No trip to Nashville is complete without live music. Walton recommends catching a show at a famed venue like the Ryman Auditorium (prices vary, 116 Rep. John Lewis Way N., 515-889-3060, ryman.com) or the Grand Ole Opry (prices vary, 600 Opry Mills Drive, 1-800-733-6779, opry.com). Or experience a songwriter’s round at spots like the Listening Room Café ($10 and up, 618 4th Ave. S., 615-259-3600, listeningroomcafe.com). But melodies ring through the air in Music City and often come at a low or no cost. “Nashville often has free or affordable music-focused events (nashvilleguru.com/nashville-events) happening that are great (and safe) options for solo travelers,” Walton added.
A favorite for women on their own, Savannah is a cinematic port town where it’s easy to get lost in the moment. The fabled city is best known for its historic district, where cobbled streets, alluring architecture and grand oak trees draped in Spanish moss transport travelers.
“Savannah is an ideal place for women to travel alone because it has a small-town community feel, so it is warm and welcoming,” said Alissa Musto, a Florida-based musician and performer who frequently travels to Savannah. “But it’s enough of a destination that there is plenty to do.”
Musto said Forsyth Park — in the heart of the old town — is a must-visit. Connecting many of the town’s main streets, the 30-acre green space houses Savannah’s famed fountain modeled after those at the Place de la Concorde in Paris. For a room on the park, The Forsyth Park Inn (from $139, 102 W. Hall St., 912-233-6800, forsythparkinn.com) is a refined bed-and-breakfast in an 1893 Queen Anne mansion with a well-preserved interior and elegant furnishings.
Traversing through some of Savannah’s prettiest squares, Bull Street is dotted with indie boutiques and eateries. Cozy up with a book, cup of tea and three store cats at E. Shaver Booksellers (236 Bull, 912-234-7257, eshaverbooks.com) alongside Madison Park. Musto recommends Art’s ($6.50 and up, 345 Bull St., 912-525-4480, scadartscafe.com) for smoothies, bowls and sandwiches. The fun Savannah College of Art & Design café showcases a double-decker bus inside.
A skip off Bull, The Olde Pink House ($18.95 and up, 23 Abercorn St., 912-232-4286, theoldepinkhouserestaurant.com) is set in an elegant Colonial mansion dating to 1771. Choose from classic dishes like cornbread fried oysters, she crab soup and fried pork chop with pan gravy. Also nearby, Common Thread (entrees $34 and up, 122 E. 37th St., 912-944-7482, commonthreadsavannah.com) is one of Savannah’s top choices for locally sourced fare, inventive cocktails and an impressive wine list, also staged in what was once a historic home.

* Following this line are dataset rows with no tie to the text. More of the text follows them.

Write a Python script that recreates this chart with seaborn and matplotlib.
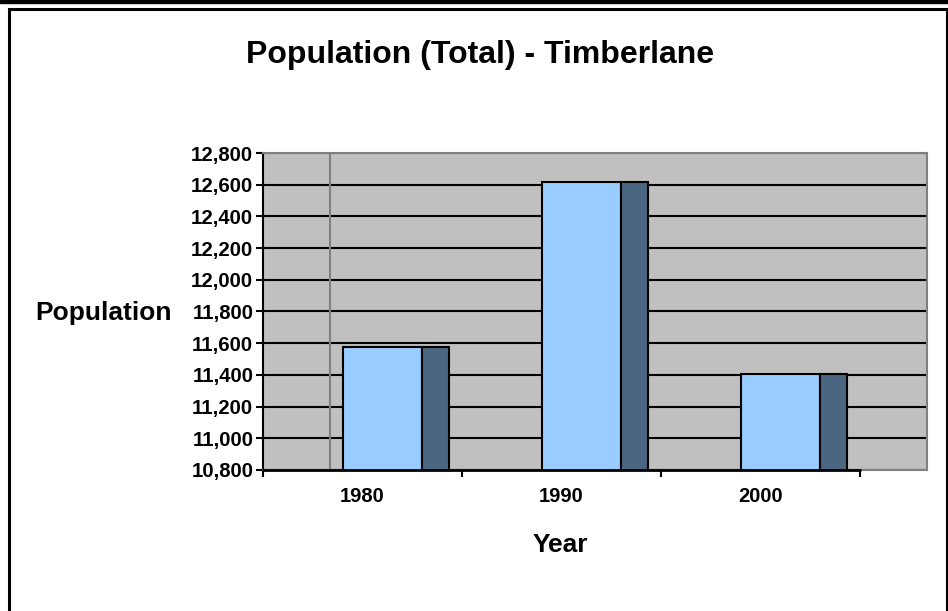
import matplotlib
matplotlib.use("Agg")
import matplotlib.pyplot as plt
from matplotlib.patches import Rectangle
import seaborn as sns
import numpy as np

years = ["1980", "1990", "2000"]
population = [11579, 12614, 11405]
yticks = list(range(10800, 12801, 200))

front_col = "#99CCFF"
side_col = "#4A6681"
wall_col = "#C0C0C0"

sns.set_style("white")
plt.rcParams['font.family'] = ['Liberation Sans', 'DejaVu Sans']
plt.rcParams['font.weight'] = 'bold'
plt.rcParams['text.color'] = 'black'
plt.rcParams['xtick.color'] = 'black'
plt.rcParams['ytick.color'] = 'black'

fig = plt.figure(figsize=(9.48, 6.11), dpi=100)
ax = fig.add_axes([263/948, 141/611, 664/948, 317/611])
ax.set_facecolor(wall_col)

n = len(years)
depth = 67/199.0          # 3d depth of the old excel chart, in category units
front_off = 0.10
side_off = 0.3675
side_w = 0.135

sns.barplot(x=years, y=population, color=front_col, width=0.40, saturation=1,
            edgecolor="black", linewidth=1.5, ax=ax, zorder=3)
for p in ax.patches:
    p.set_x(p.get_x() + front_off)
ax.bar(np.arange(n) + side_off, population, width=side_w, color=side_col,
       edgecolor="black", linewidth=1.5, zorder=3)

ax.set_xlim(-0.5, n - 0.5 + depth)
ax.set_ylim(yticks[0], yticks[-1])
ax.set_yticks(yticks)
ax.set_yticklabels(["{:,}".format(v) for v in yticks])
ax.yaxis.grid(True, color="black", linewidth=1.5, zorder=1)
ax.set_axisbelow(True)
ax.axvline(-0.5 + depth, color="#808080", linewidth=1.5, zorder=1)

ax.set_xticks(range(n))
ax.set_xticklabels(years)
ax.set_xticks(np.arange(n + 1) - 0.5, minor=True)
ax.tick_params(axis="x", which="major", length=0, pad=12.5, labelsize=14.5, labelcolor="black")
ax.tick_params(axis="x", which="minor", bottom=True, length=5, width=1.5, color="black", direction="out")
ax.tick_params(axis="y", length=5, width=1.5, color="black", pad=2, labelsize=14.7,
               left=True, labelcolor="black", direction="out")

for s in ["top", "right", "bottom"]:
    ax.spines[s].set_color("#808080")
    ax.spines[s].set_linewidth(1.5)
ax.spines["left"].set_color("black")
ax.spines["left"].set_linewidth(1.5)
ax.axhline(yticks[0], xmin=0, xmax=n / (n + depth), color="black", linewidth=2, zorder=4, clip_on=False)

ax.set_xlabel("")
ax.set_ylabel("")
fig.text(172/948, 1 - 313/611, "Population", ha="right", va="center", fontsize=19,
         fontweight="bold", color="black")
fig.text(560/948, 1 - 545/611, "Year", ha="center", va="center", fontsize=19,
         fontweight="bold", color="black")
fig.text(480/948, 1 - 55/611, "Population (Total) - Timberlane", ha="center", va="center",
         fontsize=23, fontweight="bold", color="black")

# page frame
fig.patches.append(Rectangle((0, 1 - 3/611), 1, 3/611, transform=fig.transFigure,
                             color="black", zorder=0))
fig.patches.append(Rectangle((9/948, -0.1), 938/948, 1.1 - 9/611, transform=fig.transFigure,
                             fill=False, edgecolor="black", linewidth=2.2, zorder=0))

plt.savefig("out.png", dpi=100)
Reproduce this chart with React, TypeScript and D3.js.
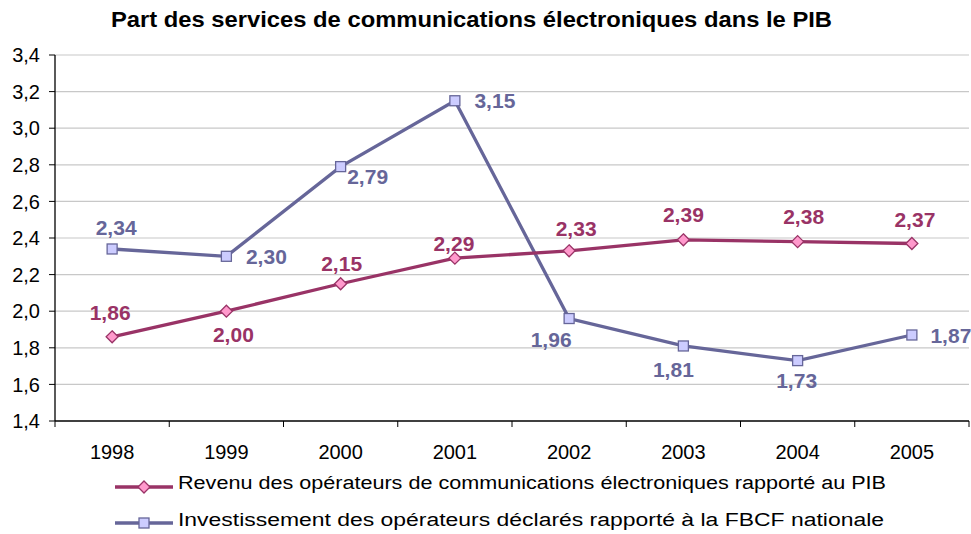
import React from "react";
import * as d3 from "d3";

const years = ["1998", "1999", "2000", "2001", "2002", "2003", "2004", "2005"];
const revenu = [1.86, 2.0, 2.15, 2.29, 2.33, 2.39, 2.38, 2.37];
const invest = [2.34, 2.3, 2.79, 3.15, 1.96, 1.81, 1.73, 1.87];
const yTicks = [1.4, 1.6, 1.8, 2.0, 2.2, 2.4, 2.6, 2.8, 3.0, 3.2, 3.4];
const title = "Part des services de communications électroniques dans le PIB";
const legendRev = "Revenu des opérateurs de communications électroniques rapporté au PIB";
const legendInv = "Investissement des opérateurs déclarés rapporté à la FBCF nationale";

// label placement offsets (dx, dy) relative to point
const revOff: [number, number][] = [[-2, -24], [7, 23], [1, -20], [-1, -15], [7, -22], [0, -25], [6, -25], [3, -24]];
const invOff: [number, number][] = [[4, -22], [40, 0], [27, 10], [40, 0], [-18, 21], [-10, 23], [-1, 20], [39, 0]];

const W = 971, H = 534;
const m = { left: 55, right: 969, top: 55, bottom: 421 };
const RED = "#993366", RED_FILL = "#FF99CC";
const BLUE = "#666699", BLUE_FILL = "#CCCCFF";
const FONT = "'Liberation Sans', Arial, sans-serif";

export default function App() {
  const x = d3.scaleBand<string>().domain(years).range([m.left, m.right]);
  const y = d3.scaleLinear().domain([1.4, 3.4]).range([m.bottom, m.top]);
  const cx = (yr: string) => (x(yr) as number) + x.bandwidth() / 2;
  const line = d3.line<number>().x((_, i) => cx(years[i])).y((v) => y(v));
  const fmt = (v: number) => v.toFixed(2).replace(".", ",");
  const fmt1 = (v: number) => v.toFixed(1).replace(".", ",");
  const diamond = (px: number, py: number, r: number) =>
    `M${px},${py - r}L${px + r},${py}L${px},${py + r}L${px - r},${py}Z`;

  return (
    <svg width={W} height={H} style={{ display: "block", position: "absolute", left: 0, top: 0 }} fontFamily={FONT}>
      <rect width={W} height={H} fill="#fff" />
      <text x={111} y={27} fontWeight="bold" fontSize={22} textLength={721} lengthAdjust="spacingAndGlyphs">{title}</text>
      {yTicks.map((t) => (
        <g key={t}>
          {t > 1.4 && <line x1={m.left} x2={m.right} y1={y(t)} y2={y(t)} stroke="#C8C8C8" strokeWidth={1.2} />}
          <line x1={m.left - 6} x2={m.left} y1={y(t)} y2={y(t)} stroke="#000" />
          <text x={40} y={y(t)} dy="0.36em" textAnchor="end" fontSize={20}>{fmt1(t)}</text>
        </g>
      ))}
      <line x1={m.left} x2={m.left} y1={m.top} y2={m.bottom} stroke="#000" strokeWidth={1.3} />
      <line x1={m.left} x2={m.right} y1={m.bottom} y2={m.bottom} stroke="#000" strokeWidth={1.3} />
      {years.map((yr) => (
        <g key={yr}>
          <line x1={x(yr) as number} x2={x(yr) as number} y1={m.bottom} y2={m.bottom + 6} stroke="#000" />
          <text x={cx(yr)} y={459} textAnchor="middle" fontSize={20}>{yr}</text>
        </g>
      ))}
      <line x1={m.right} x2={m.right} y1={m.bottom} y2={m.bottom + 6} stroke="#000" />

      <path d={line(invest) || ""} fill="none" stroke={BLUE} strokeWidth={3.3} />
      <path d={line(revenu) || ""} fill="none" stroke={RED} strokeWidth={3.3} />
      {invest.map((v, i) => (
        <rect key={"i" + i} x={cx(years[i]) - 5} y={y(v) - 5} width={10} height={10} fill={BLUE_FILL} stroke={BLUE} strokeWidth={1.3} />
      ))}
      {revenu.map((v, i) => (
        <path key={"r" + i} d={diamond(cx(years[i]), y(v), 6)} fill={RED_FILL} stroke={RED} strokeWidth={1.3} />
      ))}
      {revenu.map((v, i) => (
        <text key={"rl" + i} x={cx(years[i]) + revOff[i][0]} y={y(v) + revOff[i][1]} dy="0.36em" textAnchor="middle" fontSize={21} fontWeight="bold" fill={RED}>{fmt(v)}</text>
      ))}
      {invest.map((v, i) => (
        <text key={"il" + i} x={cx(years[i]) + invOff[i][0]} y={y(v) + invOff[i][1]} dy="0.36em" textAnchor="middle" fontSize={21} fontWeight="bold" fill={BLUE}>{fmt(v)}</text>
      ))}

      <g>
        <line x1={115} x2={173} y1={487} y2={487} stroke={RED} strokeWidth={3.3} />
        <path d={diamond(144, 487, 6)} fill={RED_FILL} stroke={RED} strokeWidth={1.3} />
        <text x={178} y={489} fontSize={18} textLength={708} lengthAdjust="spacingAndGlyphs">{legendRev}</text>
        <line x1={115} x2={173} y1={523} y2={523} stroke={BLUE} strokeWidth={3.3} />
        <rect x={139} y={518} width={10} height={10} fill={BLUE_FILL} stroke={BLUE} strokeWidth={1.3} />
        <text x={178} y={526} fontSize={18} textLength={706} lengthAdjust="spacingAndGlyphs">{legendInv}</text>
      </g>
    </svg>
  );
}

Adjacent to Lafayette Square, a peaceful shady spot in the historic district, the Cathedral Basilica of St. John the Baptist (22 E. Harris St., 912-233-4709, savannahcathedral.org) is worth a visit for its dramatic Neo-Gothic architecture. Also along the square, Hamilton-Turner Inn ($249 and up, 330 Abercorn St., 912-233-1833, hamilton-turnerinn.com) was built in the French Empire style in 1873. Once a private home, the boutique hotel presents elaborate interiors reflecting the history and culture of Savannah.
Stretching beside the Savannah River is bustling River Street offering a myriad of shops, restaurants and bars along with scenic vistas. For a sugar fix, pop into River Street Sweets (13 E. River St., 912-234-4608, riverstreetsweets.com) and purchase saltwater taffy, pralines and other confections. Before or after shopping, coast along the water on Savannah River Boat Cruises ($34.95 and up, E. River St., 912-232-6494, savannahriverboat.com). “The ships are designed to look like historic Southern steamboats,” Musto said. “It’s a fun way to spend a few hours and see the city from a different view.”